GENEVA — The world Kirsty Coventry walks into Monday as the International Olympic Committee's first female and first African president is already very different to the one she was elected in three months ago.
Take Los Angeles, host of the next Summer Games that is the public face and financial foundation of most Olympic sports.
The city described last week as a ''trash heap'' by U.S. President Donald Trump is preparing to welcome teams from more than 200 nations in July 2028.
Most of the 11,000 athletes and thousands more coaches and officials who will take part in the LA Olympics will have seen images of military being deployed against the wishes of city and state leaders.

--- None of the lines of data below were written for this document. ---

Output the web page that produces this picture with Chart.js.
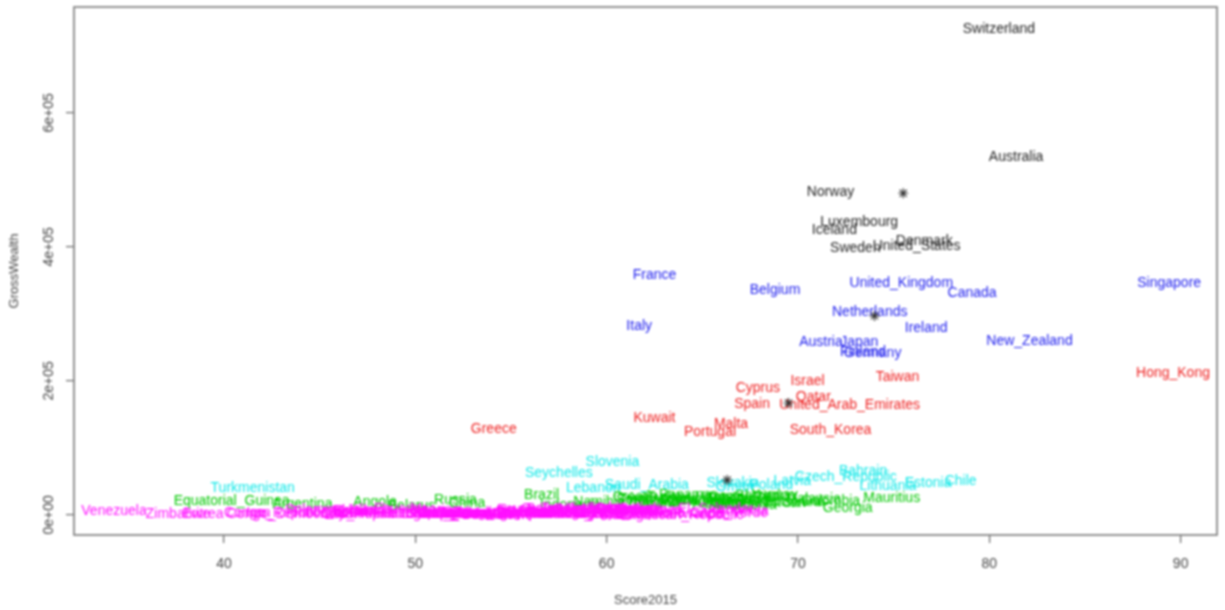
<!DOCTYPE html>
<html>
<head>
<meta charset="utf-8">
<script src="https://cdn.jsdelivr.net/npm/chart.js@4.4.1/dist/chart.umd.min.js"></script>
<style>
html, body { margin: 0; padding: 0; background: #fff; }
#wrap { position: relative; width: 1225px; height: 610px; }
#c { filter: blur(0.8px); }
</style>
</head>
<body>
<div id="wrap"><canvas id="c"></canvas></div>
<script>
// k-means clusters of countries: Score2015 vs GrossWealth, labels coloured by cluster
var xTicks = [40, 50, 60, 70, 80, 90];
var yTicks = [0, 200000, 400000, 600000];
var yTickLabels = ['0e+00', '2e+05', '4e+05', '6e+05'];

var blackNames = ['Switzerland', 'Australia', 'Norway', 'Luxembourg', 'Iceland', 'Sweden', 'United_States', 'Denmark'];
var blackScore = [80.5, 81.4, 71.7, 73.2, 71.9, 73.0, 76.2, 76.6];
var blackWealth = [725000, 534000, 482000, 437000, 425000, 398000, 401000, 409000];

var blueNames = ['France', 'Belgium', 'Italy', 'United_Kingdom', 'Canada', 'Singapore', 'Netherlands', 'Ireland',
  'New_Zealand', 'Austria', 'Japan', 'Finland', 'Germany'];
var blueScore = [62.5, 68.8, 61.7, 75.4, 79.1, 89.4, 73.75, 76.7, 82.1, 71.2, 73.2, 73.4, 73.9];
var blueWealth = [358000, 336000, 281000, 346000, 331000, 346000, 303000, 279000, 260000, 258000, 258000, 243000, 242000];

var redNames = ['Hong_Kong', 'Taiwan', 'Israel', 'Cyprus', 'Qatar', 'Spain', 'United_Arab_Emirates', 'Kuwait',
  'Malta', 'Portugal', 'South_Korea', 'Greece'];
var redScore = [89.6, 75.2, 70.5, 67.9, 70.8, 67.6, 72.7, 62.5, 66.5, 65.4, 71.7, 54.1];
var redWealth = [212000, 206000, 200000, 189000, 176000, 166000, 164000, 145000, 136000, 124000, 127000, 128000];

var cyanNames = ['Turkmenistan', 'Seychelles', 'Slovenia', 'Lebanon', 'Saudi_Arabia', 'Oman', 'Slovakia', 'Latvia',
  'Poland', 'Czech_Republic', 'Bahrain', 'Estonia', 'Lithuania', 'Chile'];
var cyanScore = [41.5, 57.5, 60.3, 59.3, 62.1, 66.7, 66.6, 69.7, 68.6, 72.5, 73.4, 76.8, 74.7, 78.5];
var cyanWealth = [40000, 63000, 79000, 40000, 45000, 42000, 48000, 50000, 45000, 57000, 66000, 48000, 43000, 50000];

var greenNames = ['Equatorial_Guinea', 'Argentina', 'Angola', 'Belarus', 'Russia', 'China', 'Brazil', 'Indonesia',
  'Namibia', 'Croatia', 'South_Africa', 'Thailand', 'Turkey', 'Kazakhstan', 'Panama', 'Trinidad_and_Tobago',
  'Montenegro', 'Albania', 'Hungary', 'Romania', 'Mexico', 'Bulgaria', 'Costa_Rica', 'Macedonia', 'Peru',
  'Barbados', 'Uruguay', 'Jordan', 'Botswana', 'Malaysia', 'Colombia', 'Georgia', 'Mauritius'];
var greenScore = [40.4, 44.1, 47.9, 49.8, 52.1, 52.7, 56.6, 58.1, 59.6, 61.5, 62.6, 62.4, 63.2, 63.3, 64.1, 64.1,
  64.7, 65.7, 66.0, 66.6, 66.4, 66.8, 67.2, 67.1, 67.7, 68.3, 68.6, 69.3, 69.8, 70.8, 71.7, 72.6, 74.9];
var greenWealth = [21000, 16000, 19000, 13000, 22000, 17000, 30000, 15000, 19000, 26000, 22000, 18000, 27000, 20000,
  29000, 24000, 21000, 16000, 27000, 19000, 23000, 17000, 26000, 14000, 20000, 28000, 30000, 17000, 19000, 24000,
  21000, 10000, 25000];

var magentaNames = ['Venezuela', 'Zimbabwe', 'Eritrea', 'Iran', 'Congo_Republic', 'Congo_Democratic_Republic',
  'Timor_Leste', 'Chad', 'Solomon_Islands', 'Bolivia', 'Myanmar', 'Ukraine', 'Uzbekistan', 'Haiti', 'Ecuador',
  'Lesotho', 'Togo', 'Algeria', 'Laos', 'Nepal', 'Ethiopia', 'Sierra_Leone', 'Vietnam', 'Cameroon', 'Guinea_Bissau',
  'Guinea', 'Tajikistan', 'Liberia', 'Papua_New_Guinea', 'Burundi', 'Bangladesh', 'India', 'Niger', 'Mozambique',
  'Malawi', 'Egypt', 'Nigeria', 'Kenya', 'Pakistan', 'Djibouti', 'Mali', 'Guyana', 'Belize', 'Honduras', 'Moldova',
  'Cambodia', 'Tanzania', 'Gambia', 'Tunisia', 'Senegal', 'Gabon', 'Burkina_Faso', 'Nicaragua', 'Benin', 'Bosnia',
  'Uganda', 'Swaziland', 'Serbia', 'Morocco', 'Zambia', 'Fiji', 'Sri_Lanka', 'Azerbaijan', 'Kyrgyz_Republic',
  'Mongolia', 'Madagascar', 'Philippines', 'Paraguay', 'Guatemala', 'Ghana', 'Dominican_Republic', 'El_Salvador',
  'Rwanda', 'Cape_Verde', 'Armenia'];
var magentaScore = [34.25, 37.6, 38.9, 41.8, 42.7, 44.9, 45.5, 45.9, 46.0, 46.8, 46.9, 46.9, 47.0, 48.9, 49.2, 49.6,
  49.9, 50.8, 51.2, 51.3, 51.5, 51.7, 51.7, 51.9, 52.0, 52.1, 52.7, 52.7, 53.1, 53.7, 53.9, 54.6, 54.6, 54.8, 54.8,
  55.2, 55.6, 55.6, 55.6, 56.0, 56.4, 56.8, 56.8, 57.4, 57.5, 57.5, 57.5, 57.5, 57.7, 57.8, 58.3, 58.6, 58.6, 58.8,
  59.0, 59.7, 59.9, 60.0, 60.1, 60.4, 60.6, 60.7, 61.0, 61.3, 61.5, 61.7, 62.2, 61.1, 61.2, 63.0, 63.8, 65.7, 64.8,
  66.4, 67.1];
var magentaWealth = [6000, 1500, 500, 3000, 2000, 1000, 3500, 1000, 6500, 6000, 500, 5000, 4000, 1000, 8000, 2000,
  1000, 7000, 2500, 1500, 500, 1000, 3500, 2000, 500, 500, 2500, 1000, 3000, 300, 2500, 4500, 500, 1000, 300, 7000,
  2000, 3000, 4000, 2000, 1000, 8000, 9000, 4000, 3000, 1500, 1500, 500, 9000, 2000, 8500, 500, 5000, 1500, 8000,
  1000, 6000, 9500, 8000, 2500, 7000, 6000, 9000, 3000, 5000, 300, 7000, 7500, 9000, 2500, 0, 8000, 1000, 3000, 6000];

// visible cluster centres, drawn as asterisks
var centerScore = [75.5, 74.0, 69.5, 66.3];
var centerWealth = [480000, 297000, 167000, 52000];

var labelFont = '14px "Liberation Sans", Arial, sans-serif';

function pts(xs, ys) {
  return xs.map(function(x, i) { return { x: x, y: ys[i] }; });
}

function labelSet(names, xs, ys, color) {
  return { names: names, textColor: color, data: pts(xs, ys), pointRadius: 0, pointHoverRadius: 0 };
}

var rPlot = {
  id: 'rPlot',
  beforeDatasetsDraw: function(chart) {
    var ctx = chart.ctx;
    ctx.save();
    ctx.font = labelFont;
    ctx.textAlign = 'center';
    ctx.textBaseline = 'middle';
    chart.data.datasets.forEach(function(ds, di) {
      if (!ds.names) return;
      var meta = chart.getDatasetMeta(di);
      ctx.fillStyle = ds.textColor;
      meta.data.forEach(function(p, i) { ctx.fillText(ds.names[i], p.x, p.y); });
    });
    ctx.restore();
  },
  afterDraw: function(chart) {
    var ctx = chart.ctx, a = chart.chartArea, ys = chart.scales.y;
    ctx.save();
    ctx.strokeStyle = '#777';
    ctx.lineWidth = 1.6;
    ctx.strokeRect(a.left, a.top, a.right - a.left, a.bottom - a.top);
    ctx.fillStyle = '#444';
    ctx.font = labelFont;
    ctx.textAlign = 'center';
    ctx.textBaseline = 'middle';
    yTicks.forEach(function(v, i) {
      ctx.save();
      ctx.translate(49, ys.getPixelForValue(v));
      ctx.rotate(-Math.PI / 2);
      ctx.fillText(yTickLabels[i], 0, 0);
      ctx.restore();
    });
    ctx.font = '13px "Liberation Sans", Arial, sans-serif';
    ctx.fillText('Score2015', (a.left + a.right) / 2, 600);
    ctx.save();
    ctx.translate(14, (a.top + a.bottom) / 2);
    ctx.rotate(-Math.PI / 2);
    ctx.fillText('GrossWealth', 0, 0);
    ctx.restore();
    ctx.restore();
  }
};

new Chart(document.getElementById('c'), {
  type: 'scatter',
  data: {
    datasets: [
      { data: pts(centerScore, centerWealth), pointStyle: 'star', pointRadius: 5, borderColor: '#333',
        borderWidth: 1.2, backgroundColor: '#333', pointHoverRadius: 5 },
      labelSet(blackNames, blackScore, blackWealth, '#222222'),
      labelSet(blueNames, blueScore, blueWealth, '#2020ee'),
      labelSet(redNames, redScore, redWealth, '#ee2020'),
      labelSet(cyanNames, cyanScore, cyanWealth, '#10e8e8'),
      labelSet(greenNames, greenScore, greenWealth, '#00c800'),
      labelSet(magentaNames, magentaScore, magentaWealth, '#ff10ff')
    ]
  },
  options: {
    responsive: true, maintainAspectRatio: false, animation: false,
    layout: { padding: { top: 7, right: 8, left: 0, bottom: 0 } },
    plugins: { legend: { display: false }, tooltip: { enabled: false } },
    events: [],
    scales: {
      x: {
        type: 'linear', min: 32.16, max: 91.9,
        afterBuildTicks: function(s) { s.ticks = xTicks.map(function(v) { return { value: v }; }); },
        afterFit: function(s) { s.height = 75; },
        grid: { drawOnChartArea: false, drawTicks: true, tickLength: 8, color: '#666', lineWidth: 1.2 },
        border: { display: false },
        ticks: { color: '#444', padding: 13, maxRotation: 0, font: { family: '"Liberation Sans", Arial, sans-serif', size: 14 } }
      },
      y: {
        type: 'linear', min: -30000, max: 758000,
        afterBuildTicks: function(s) { s.ticks = yTicks.map(function(v) { return { value: v }; }); },
        afterFit: function(s) { s.width = 74; },
        grid: { drawOnChartArea: false, drawTicks: true, tickLength: 8, color: '#666', lineWidth: 1.2 },
        border: { display: false },
        ticks: { display: false }
      }
    }
  },
  plugins: [rPlot]
});
</script>
</body>
</html>
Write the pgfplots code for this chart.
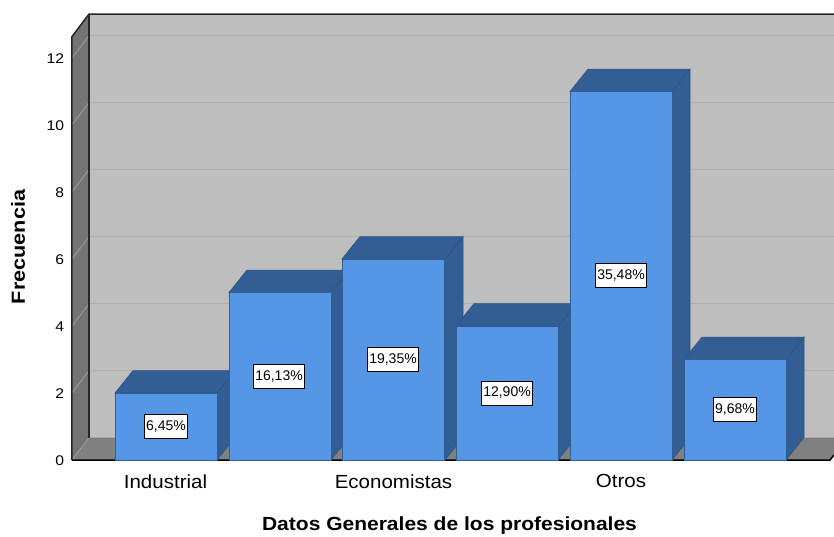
\documentclass[border=0pt]{standalone}
\usepackage{pgfplots}
\usepackage{fontspec}
\setmainfont{Liberation Sans}
\pgfplotsset{compat=1.18}
\definecolor{barfront}{HTML}{5596E6}
\definecolor{bardark}{HTML}{335E94}
\definecolor{backwall}{HTML}{BEBEBE}
\definecolor{sidewall}{HTML}{747474}
\definecolor{floorc}{HTML}{808080}
\definecolor{gridb}{HTML}{B0B0B0}
\definecolor{gridw}{HTML}{9E9E9E}
\begin{document}
\begin{tikzpicture}[x=1pt,y=1pt]
\begin{axis}[
  anchor=south west, at={(0pt,0pt)},
  x=1pt, y=33.5pt,
  xmin=72, xmax=834, ymin=0, ymax=13.31,
  axis line style={draw=none},
  clip=false,
  tick style={draw=none},
  ytick={0,2,4,6,8,10,12},
  xtick={165.5,393.5,621},
  xticklabels={Industrial,Economistas,Otros},
  ticklabel pos=left,
  /pgf/number format/assume math mode=true,
  y tick label style={font=\fontsize{14}{16}\selectfont, xshift=-4pt, yshift=-0.7pt, xscale=1.12},
  x tick label style={font=\fontsize{19}{22}\selectfont, yshift=-11pt, xscale=1.08},
  xlabel={\fontsize{19}{20}\selectfont\bfseries Datos Generales de los profesionales},
  xlabel style={at={(axis cs:449.5,-1.95)},anchor=center,xscale=1.106},
  ylabel={\fontsize{19}{20}\selectfont\bfseries Frecuencia},
  ylabel style={at={(axis cs:18,6.36)},anchor=center,rotate=0,xscale=1.14},
  axis on top=false,
]
% walls
\addplot[fill=backwall,draw=none] coordinates {(89,0.67)(834,0.67)(834,13.31)(89,13.31)} -- cycle;
\addplot[fill=sidewall,draw=none] coordinates {(72,0)(89,0.67)(89,13.31)(72,12.64)} -- cycle;
\addplot[fill=floorc,draw=none] coordinates {(72,0)(830,0)(834,0.15)(834,0.67)(89,0.67)} -- cycle;
% grid on back wall
\addplot[gridb,line width=1.3pt] coordinates {(89,2.67)(834,2.67)};
\addplot[gridb,line width=1.3pt] coordinates {(89,4.67)(834,4.67)};
\addplot[gridb,line width=1.3pt] coordinates {(89,6.67)(834,6.67)};
\addplot[gridb,line width=1.3pt] coordinates {(89,8.67)(834,8.67)};
\addplot[gridb,line width=1.3pt] coordinates {(89,10.67)(834,10.67)};
\addplot[gridb,line width=1.3pt] coordinates {(89,12.67)(834,12.67)};
% grid on side wall
\addplot[gridw,line width=0.8pt] coordinates {(72,0)(89,0.67)};
\addplot[gridw,line width=0.8pt] coordinates {(72,2)(89,2.67)};
\addplot[gridw,line width=0.8pt] coordinates {(72,4)(89,4.67)};
\addplot[gridw,line width=0.8pt] coordinates {(72,6)(89,6.67)};
\addplot[gridw,line width=0.8pt] coordinates {(72,8)(89,8.67)};
\addplot[gridw,line width=0.8pt] coordinates {(72,10)(89,10.67)};
\addplot[gridw,line width=0.8pt] coordinates {(72,12)(89,12.67)};
% frame lines
\addplot[black!85,line width=1.5pt] coordinates {(72,0)(72,12.64)(89,13.31)(834,13.31)};
\addplot[black!85,line width=1.5pt] coordinates {(89,0.67)(89,13.31)};
\addplot[black,line width=1.5pt] coordinates {(72,0)(830,0)(834,0.15)};
% depth faces of the bars
\addplot[fill=bardark,draw=bardark!90!black,line width=0.6pt] coordinates {(217,0)(235,0.67)(235,2.67)(217,2)} -- cycle;
\addplot[fill=bardark,draw=bardark!90!black,line width=0.6pt] coordinates {(115,2)(217,2)(235,2.67)(133,2.67)} -- cycle;
\addplot[fill=bardark,draw=bardark!90!black,line width=0.6pt] coordinates {(331,0)(349,0.67)(349,5.67)(331,5)} -- cycle;
\addplot[fill=bardark,draw=bardark!90!black,line width=0.6pt] coordinates {(229,5)(331,5)(349,5.67)(247,5.67)} -- cycle;
\addplot[fill=bardark,draw=bardark!90!black,line width=0.6pt] coordinates {(445,0)(463,0.67)(463,6.67)(445,6)} -- cycle;
\addplot[fill=bardark,draw=bardark!90!black,line width=0.6pt] coordinates {(342,6)(445,6)(463,6.67)(360,6.67)} -- cycle;
\addplot[fill=bardark,draw=bardark!90!black,line width=0.6pt] coordinates {(558,0)(576,0.67)(576,4.67)(558,4)} -- cycle;
\addplot[fill=bardark,draw=bardark!90!black,line width=0.6pt] coordinates {(456,4)(558,4)(576,4.67)(474,4.67)} -- cycle;
\addplot[fill=bardark,draw=bardark!90!black,line width=0.6pt] coordinates {(672,0)(690,0.67)(690,11.67)(672,11)} -- cycle;
\addplot[fill=bardark,draw=bardark!90!black,line width=0.6pt] coordinates {(570,11)(672,11)(690,11.67)(588,11.67)} -- cycle;
\addplot[fill=bardark,draw=bardark!90!black,line width=0.6pt] coordinates {(786,0)(804,0.67)(804,3.67)(786,3)} -- cycle;
\addplot[fill=bardark,draw=bardark!90!black,line width=0.6pt] coordinates {(684,3)(786,3)(804,3.67)(702,3.67)} -- cycle;
% front faces
\addplot[ybar,bar width=102pt,bar shift=0pt,fill=barfront,draw=bardark,line width=0.6pt]
  coordinates {(166,2)(280,5)(393.5,6)(507,4)(621,11)(735,3)};
% percentage labels
\addplot[only marks,mark=none,draw=none,
  nodes near coords,point meta=explicit symbolic,
  every node near coord/.style={anchor=center,fill=white,draw=black,line width=0.9pt,
    font=\fontsize{14}{15}\selectfont,inner xsep=1.5pt,inner ysep=2pt,minimum height=24pt}]
  table[meta=label,row sep=\\] {
  x y label\\
  166 1 {6,45\%}\\
  279 2.5 {16,13\%}\\
  393 3 {19,35\%}\\
  507 2 {12,90\%}\\
  621 5.5 {35,48\%}\\
  735 1.5 {9,68\%}\\
  };
\end{axis}
\pgfresetboundingbox
\path[use as bounding box] (-72pt,-76pt) rectangle (762pt,460pt);
\end{tikzpicture}
\end{document}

A growing number of those athletes' home countries face being on a Trump-directed travel ban list — including Coventry's home Zimbabwe — though Olympic participants are promised exemptions to come to the U.S. Several players from Senegal's women's basketball team were denied visas for a training trip to the U.S., the country's prime minister said.
A first face-to-face meeting with Trump is a priority for the new IOC president, perhaps at a sports event.
Welcome to Olympic diplomacy, the outgoing IOC president Thomas Bach could reasonably comment to his political protégé Coventry.
The six Olympic Games of Bach's 12 years were rocked by Russian doping scandals and military aggression, Korean nuclear tensions, a global health crisis and corruption-fueled Brazilian chaos.